Power mirrors, aluminum wheels, and A/C raised our Sport’s ask to just over $23,000. At that price, there’s still austerity in the gaping crevasse of black plastic standing in for the grille and the similarly stark monument to injection molding serving as the interior. But everything feels of a piece, while cutesy Jeep heritage cues keep it all from feeling too cheap. A touch screen is optional, but navigation aids are down to a paper map or a smartphone taped to the dashboard. Step up to the mid-level Renegade Latitude if you want onboard nav.

Despite the Sport’s temperance, beneath its stubby hood sits a modern turbocharged 1.4-liter four-cylinder producing 160 horsepower that mates to a six-speed manual. Ordering the optional nine-speed automatic changes the engine spec, installing a 2.4-liter naturally aspirated four that powered the Renegade Limited we tested in March. The turbo cedes 20 horsepower to the 2.4-liter but squeaks out an additional 9 pound-feet of torque. It also has to propel less Renegade; the Sport is nearly 300 pounds lighter than the feature-laden Limited and thus reaches 60 mph 0.1 second sooner. In spite of its narrower, 65-series tires, the slimmer Sport’s braking and cornering figures also improve.

It might look like a Jeep as drawn by Richard Scarry, but the base Renegade with a manual is a straightforward and likable tool.

It isn’t a road-burner, but it’s a revelation for a Jeep, cornering in a way that suggests that the front and rear ends actually work together.
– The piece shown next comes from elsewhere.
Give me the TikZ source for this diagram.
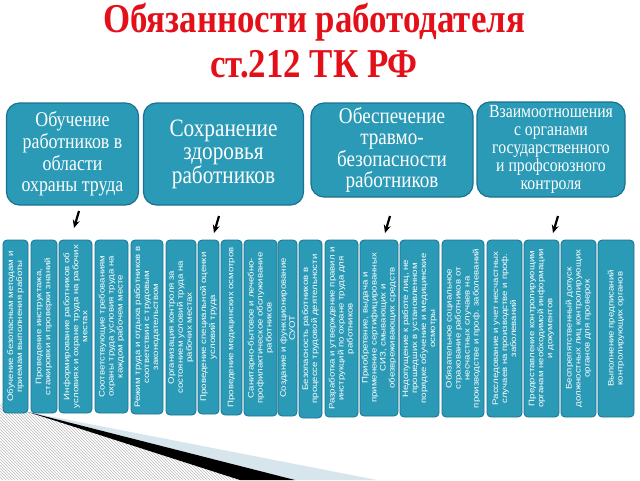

The combination of a stick shift and four-wheel drive feels elemental in the Renegade’s boxy wrapper, like the kind of Jeep that kids have been taking to ­college for decades. And with so few distractions, drivers are left to ponder gear selection and what’s going on outside that big slab of glass in front of their faces. It’s fun, in a throwback sort of way.

We find it all charming and Jeep-like, even sans a “trail-rated” badge. Let’s hope the target ­demographic (youth) can put down its smartphones long enough to learn how to operate a manual transmission.